Loads of shitty stuff's been happening in the office. Made me feel like getting out of the working force totally, and just be a freelancer. I hate office politics. I can't play politics to save my life and I don't want to learn how to play it, even though my friend told me to 'wisely' buckle down and take some notes.
No. I refuse to learn. I refuse to participate. I refuse to contribute. I refuse to start learning. I refuse to acknowledge that it needs to be played. If that makes me a coward, then so be it. If that makes me weak, then you're stupid.
I was so distraught that I put up a sign next to my yahoo messenger nick 'Give up'
Someone wise messaged me. And below is the 'conversation':-
ML: "keep passing the open window"
ML: think about it
Do you know what it's like to be alone in this world
When you're down and out on your luck and you're a failure?

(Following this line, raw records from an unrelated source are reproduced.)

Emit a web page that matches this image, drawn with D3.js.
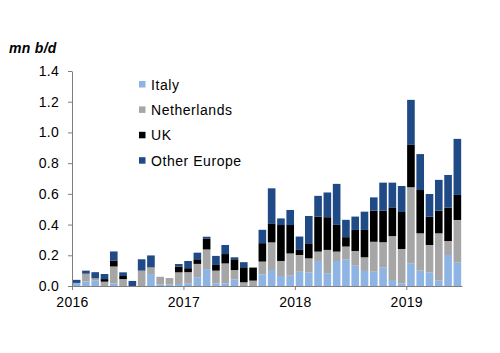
<!DOCTYPE html>
<html>
<head>
<meta charset="utf-8">
<script src="https://cdn.jsdelivr.net/npm/d3@7"></script>
<style>
  body { margin: 0; background: #fff; }
  text { font-family: "Liberation Sans", Arial, sans-serif; }
</style>
</head>
<body>
<div id="chart"></div>
<script>
// monthly imports, Jan 2016 - Jun 2019, mn b/d
const months = d3.range(42).map(i => new Date(2016, i, 1));
const italy = [0.02, 0.03, 0.035, 0, 0.017, 0, 0, 0, 0.078, 0.01, 0.01, 0.013,
  0.018, 0.057, 0.11, 0.017, 0.017, 0.043, 0, 0, 0.076, 0.104, 0.065, 0.067,
  0.093, 0.089, 0.163, 0.083, 0.163, 0.174, 0.132, 0.098, 0.093, 0.122, 0.039, 0.017,
  0.148, 0.1, 0.089, 0.035, 0.202, 0.152];
const netherlands = [0, 0.05, 0.015, 0.028, 0.11, 0.045, 0, 0.1, 0.043, 0.05, 0.042, 0.076,
  0.072, 0.087, 0.128, 0.083, 0.13, 0.061, 0.024, 0.035, 0.083, 0.18, 0.098, 0.145,
  0.109, 0.091, 0.061, 0.152, 0.061, 0.083, 0.096, 0.089, 0.195, 0.163, 0.286, 0.224,
  0.495, 0.243, 0.178, 0.308, 0.091, 0.278];
const uk = [0, 0, 0, 0.017, 0.039, 0.02, 0, 0, 0, 0, 0, 0.037,
  0.026, 0.03, 0.072, 0.037, 0.061, 0.07, 0.098, 0.085, 0.12, 0.124, 0.234, 0.185,
  0.033, 0.098, 0.228, 0.213, 0.174, 0.061, 0.137, 0.178, 0.202, 0.206, 0.187, 0.241,
  0.276, 0.282, 0.184, 0.148, 0.217, 0.163];
const otherEurope = [0.02, 0.02, 0.04, 0.033, 0.059, 0.024, 0.033, 0.074, 0.078, 0, 0, 0.017,
  0.047, 0.043, 0.011, 0.059, 0.059, 0.013, 0.033, 0, 0.087, 0.228, 0.043, 0.098,
  0.087, 0.178, 0.135, 0.161, 0.267, 0.113, 0.087, 0.119, 0.087, 0.182, 0.161, 0.169,
  0.293, 0.234, 0.148, 0.2, 0.213, 0.365];
const seriesNames = ["Italy", "Netherlands", "UK", "Other Europe"];
const colors = ["#8db4e3", "#a6a6a6", "#000000", "#1f4a86"];
const yTicks = [0, 0.2, 0.4, 0.6, 0.8, 1.0, 1.2, 1.4];
const yearTicks = [2016, 2017, 2018, 2019];

const width = 500, height = 353,
    margin = ({ top: 71, right: 38, bottom: 67, left: 72 });

const svg = d3.select("#chart")
    .append("svg")
    .attr("width", width)
    .attr("height", height);

// table for d3.stack
const table = months.map((m, i) => ({
    month: m,
    "Italy": italy[i],
    "Netherlands": netherlands[i],
    "UK": uk[i],
    "Other Europe": otherEurope[i]
}));
const stacked = d3.stack().keys(seriesNames)(table);

let x = d3.scaleBand()
    .domain(months)
    .range([margin.left, width - margin.right])
    .paddingInner(0.18)
    .paddingOuter(0.09);

let y = d3.scaleLinear()
    .domain([0, 1.4])
    .range([height - margin.bottom, margin.top]);

// bars
svg.append("g")
  .selectAll("g")
  .data(stacked)
  .join("g")
    .attr("fill", (d, i) => colors[i])
  .selectAll("rect")
  .data(d => d)
  .join("rect")
    .attr("x", d => x(d.data.month))
    .attr("width", x.bandwidth())
    .attr("y", d => y(d[1]))
    .attr("height", d => y(d[0]) - y(d[1]));

// y axis
const yAxis = svg.append("g")
    .attr("transform", `translate(${margin.left},0)`)
    .call(d3.axisLeft(y).tickValues(yTicks).tickFormat(d3.format(".1f")).tickSize(4).tickSizeOuter(0).tickPadding(9));
yAxis.select(".domain").attr("stroke", "#7f7f7f");
yAxis.selectAll(".tick line").attr("stroke", "#7f7f7f");
yAxis.selectAll("text").style("font-size", "14px").style("letter-spacing", "0.3px").attr("fill", "#000");

// x axis: ticks at year boundaries
const step = x.step();
let xYear = d3.scaleLinear()
    .domain([2016, 2019.5])
    .range([margin.left, margin.left + 42 * step]);
const xAxis = svg.append("g")
    .attr("transform", `translate(0,${height - margin.bottom})`)
    .call(d3.axisBottom(xYear).tickValues(yearTicks).tickFormat(d3.format("d")).tickSize(4).tickSizeOuter(0).tickPadding(7));
xAxis.select(".domain").attr("stroke", "#7f7f7f");
xAxis.selectAll(".tick line").attr("stroke", "#7f7f7f");
xAxis.selectAll("text").style("font-size", "14px").style("letter-spacing", "0.3px").attr("fill", "#000");

// unit label
svg.append("text")
    .attr("x", 9)
    .attr("y", 53)
    .style("font-size", "14px")
    .style("font-weight", "bold")
    .style("font-style", "italic")
    .style("letter-spacing", "0.3px")
    .text("mn b/d");

// legend
const legend = svg.append("g")
  .selectAll("g")
  .data(seriesNames)
  .join("g")
    .attr("transform", (d, i) => `translate(139,${81 + i * 25.4})`);
legend.append("rect")
    .attr("width", 6.5)
    .attr("height", 6.5)
    .attr("fill", (d, i) => colors[i]);
legend.append("text")
    .attr("x", 12)
    .attr("y", 8.5)
    .style("font-size", "14px")
    .style("letter-spacing", "0.55px")
    .text(d => d);
</script>
</body>
</html>
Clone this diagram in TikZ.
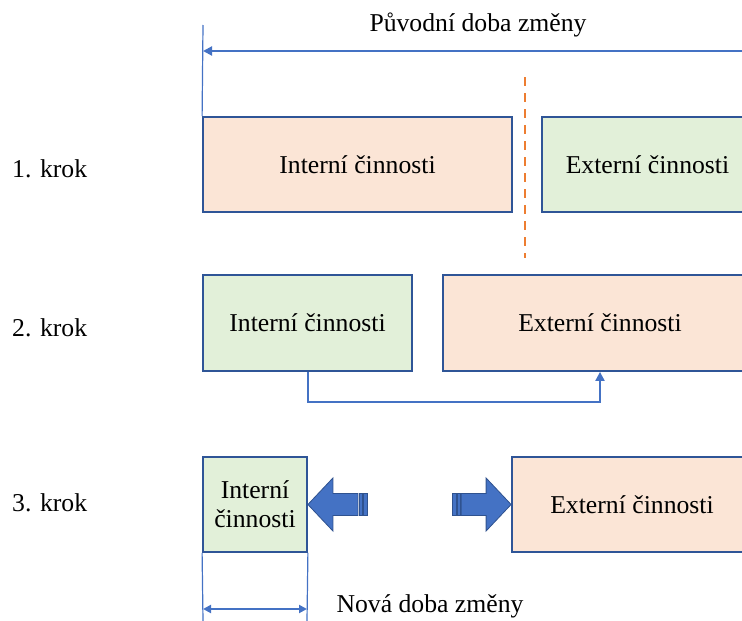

Wake up screaming in the middle of the night
You think it's all been a waste of time
It's been a bad year
You start believing ev'rything's gonna be alright
Next minute you're down and you're flat on your back
A brand new day is beginning
Get that sunny feeling and you're on your way
Just believe - just keep passing the open windows
Just believe - just keep passing the open windows
ML: lyrics by Freddie Mercury
ML: ie. don't give up
And I felt better... Perhaps I shouldn't be so weak and easily put down by idiotic people. I suppose it's all necessary for the circle of life that revolves around some invisible entity that dishes out Fates like tasteless soup in a homeless shelter. And perhaps I should buck up and try to elbow my way into that soup canteen and be
the one to boil a better tasting soup.
: “There must be more to life” by Freddy Mercury
: Halfway – ‘By the sword’ by Mercedes Lackey and ‘Sophie’s World’ by Jostein Gaarder.
: Attend a 3-day course on Spoken Japanese and the 1st Anniversary Party of NewMan.